-- START Source data --

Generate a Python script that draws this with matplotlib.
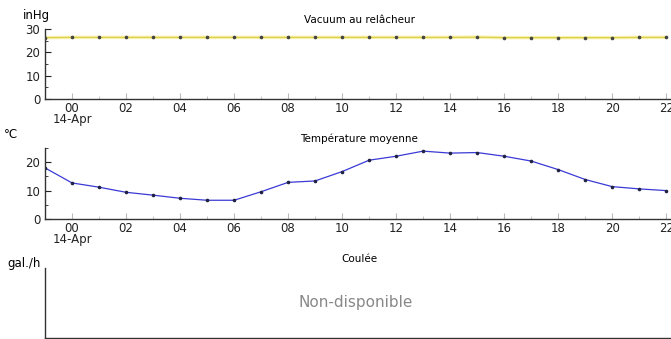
import matplotlib
matplotlib.use('Agg')
import matplotlib.pyplot as plt
from matplotlib.ticker import MultipleLocator

# heures depuis minuit le 14 avril (-1 = 23h la veille)
hours = list(range(-1, 23))
hour_labels = ["00\n14-Apr"] + ["%02d" % h for h in range(2, 23, 2)]

vacuum = [26.3, 26.4, 26.4, 26.4, 26.4, 26.4, 26.4, 26.4, 26.4, 26.4, 26.4, 26.4,
          26.4, 26.4, 26.4, 26.4, 26.5, 26.3, 26.3, 26.3, 26.3, 26.3, 26.4, 26.4]
temperature = [18.0, 12.7, 11.2, 9.4, 8.4, 7.3, 6.6, 6.6, 9.6, 12.9, 13.4, 16.7,
               20.7, 22.1, 23.9, 23.2, 23.4, 22.1, 20.4, 17.4, 13.9, 11.4, 10.6, 10.0]

W, H = 671, 339
fig = plt.figure(figsize=(W / 100, H / 100), dpi=100)


def make_axes(top_px, bottom_px):
    ax = fig.add_axes([45 / W, 1 - bottom_px / H, 628 / W, (bottom_px - top_px) / H])
    ax.spines['top'].set_visible(False)
    ax.spines['right'].set_visible(False)
    for s in ('left', 'bottom'):
        ax.spines[s].set_color('#333333')
        ax.spines[s].set_linewidth(1.0)
    ax.tick_params(which='both', direction='in', labelsize=8.5, colors='#222222')
    ax.tick_params(which='major', length=4)
    ax.tick_params(which='minor', length=2)
    ax.tick_params(axis='x', which='both', color='#bbbbbb')
    ax.tick_params(axis='x', pad=2)
    ax.set_xlim(-1, 22.25)
    return ax


def hour_axis(ax):
    ax.set_xticks(range(0, 23, 2))
    ax.set_xticklabels(hour_labels, linespacing=0.85)
    ax.xaxis.set_minor_locator(MultipleLocator(1))


# Vacuum
ax1 = make_axes(29, 99)
ax1.plot(hours, vacuum, color='#f7f2b0', lw=2.5, zorder=2)
ax1.plot(hours, vacuum, color='#ddd04a', lw=0.9, marker='o', ms=1.6,
         mfc='#444444', mec='#444444', zorder=3)
ax1.set_ylim(0, 30)
ax1.set_yticks([0, 10, 20, 30])
ax1.yaxis.set_minor_locator(MultipleLocator(5))
hour_axis(ax1)
ax1.set_title("Vacuum au relâcheur", fontsize=7.5, pad=4)
fig.text(23 / W, 1 - 16 / H, "inHg", fontsize=8.5, va='center', ha='left')

# Temperature
ax2 = make_axes(148, 219)
ax2.plot(hours, temperature, color='#3a3ad6', lw=0.9, marker='o', ms=1.6,
         mfc='#222244', mec='#222244')
ax2.set_ylim(0, 25)
ax2.set_yticks([0, 10, 20])
ax2.yaxis.set_minor_locator(MultipleLocator(5))
hour_axis(ax2)
ax2.set_title("Température moyenne", fontsize=7.5, pad=4)
fig.text(4 / W, 1 - 135 / H, "°C", fontsize=8.5, va='center', ha='left')

# Coulée (no data)
ax3 = make_axes(268, 338)
ax3.set_xticks([])
ax3.set_yticks([])
ax3.set_title("Coulée", fontsize=7.5, pad=4)
ax3.text(0.495, 0.5, "Non-disponible", transform=ax3.transAxes, ha='center',
         va='center', fontsize=11, color='#888888')
fig.text(7 / W, 1 - 263 / H, "gal./h", fontsize=8.5, va='center', ha='left')

fig.savefig("out.png", dpi=100)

-- END Source data --

**Given task:**
Copy each line exactly, and leave the pictures out of your copy.

**In response:**
Generate a Python script that draws this with matplotlib.
import matplotlib
matplotlib.use('Agg')
import matplotlib.pyplot as plt
from matplotlib.ticker import MultipleLocator

# heures depuis minuit le 14 avril (-1 = 23h la veille)
hours = list(range(-1, 23))
hour_labels = ["00\n14-Apr"] + ["%02d" % h for h in range(2, 23, 2)]

vacuum = [26.3, 26.4, 26.4, 26.4, 26.4, 26.4, 26.4, 26.4, 26.4, 26.4, 26.4, 26.4,
          26.4, 26.4, 26.4, 26.4, 26.5, 26.3, 26.3, 26.3, 26.3, 26.3, 26.4, 26.4]
temperature = [18.0, 12.7, 11.2, 9.4, 8.4, 7.3, 6.6, 6.6, 9.6, 12.9, 13.4, 16.7,
               20.7, 22.1, 23.9, 23.2, 23.4, 22.1, 20.4, 17.4, 13.9, 11.4, 10.6, 10.0]

W, H = 671, 339
fig = plt.figure(figsize=(W / 100, H / 100), dpi=100)


def make_axes(top_px, bottom_px):
    ax = fig.add_axes([45 / W, 1 - bottom_px / H, 628 / W, (bottom_px - top_px) / H])
    ax.spines['top'].set_visible(False)
    ax.spines['right'].set_visible(False)
    for s in ('left', 'bottom'):
        ax.spines[s].set_color('#333333')
        ax.spines[s].set_linewidth(1.0)
    ax.tick_params(which='both', direction='in', labelsize=8.5, colors='#222222')
    ax.tick_params(which='major', length=4)
    ax.tick_params(which='minor', length=2)
    ax.tick_params(axis='x', which='both', color='#bbbbbb')
    ax.tick_params(axis='x', pad=2)
    ax.set_xlim(-1, 22.25)
    return ax


def hour_axis(ax):
    ax.set_xticks(range(0, 23, 2))
    ax.set_xticklabels(hour_labels, linespacing=0.85)
    ax.xaxis.set_minor_locator(MultipleLocator(1))


# Vacuum
ax1 = make_axes(29, 99)
ax1.plot(hours, vacuum, color='#f7f2b0', lw=2.5, zorder=2)
ax1.plot(hours, vacuum, color='#ddd04a', lw=0.9, marker='o', ms=1.6,
         mfc='#444444', mec='#444444', zorder=3)
ax1.set_ylim(0, 30)
ax1.set_yticks([0, 10, 20, 30])
ax1.yaxis.set_minor_locator(MultipleLocator(5))
hour_axis(ax1)
ax1.set_title("Vacuum au relâcheur", fontsize=7.5, pad=4)
fig.text(23 / W, 1 - 16 / H, "inHg", fontsize=8.5, va='center', ha='left')

# Temperature
ax2 = make_axes(148, 219)
ax2.plot(hours, temperature, color='#3a3ad6', lw=0.9, marker='o', ms=1.6,
         mfc='#222244', mec='#222244')
ax2.set_ylim(0, 25)
ax2.set_yticks([0, 10, 20])
ax2.yaxis.set_minor_locator(MultipleLocator(5))
hour_axis(ax2)
ax2.set_title("Température moyenne", fontsize=7.5, pad=4)
fig.text(4 / W, 1 - 135 / H, "°C", fontsize=8.5, va='center', ha='left')

# Coulée (no data)
ax3 = make_axes(268, 338)
ax3.set_xticks([])
ax3.set_yticks([])
ax3.set_title("Coulée", fontsize=7.5, pad=4)
ax3.text(0.495, 0.5, "Non-disponible", transform=ax3.transAxes, ha='center',
         va='center', fontsize=11, color='#888888')
fig.text(7 / W, 1 - 263 / H, "gal./h", fontsize=8.5, va='center', ha='left')

fig.savefig("out.png", dpi=100)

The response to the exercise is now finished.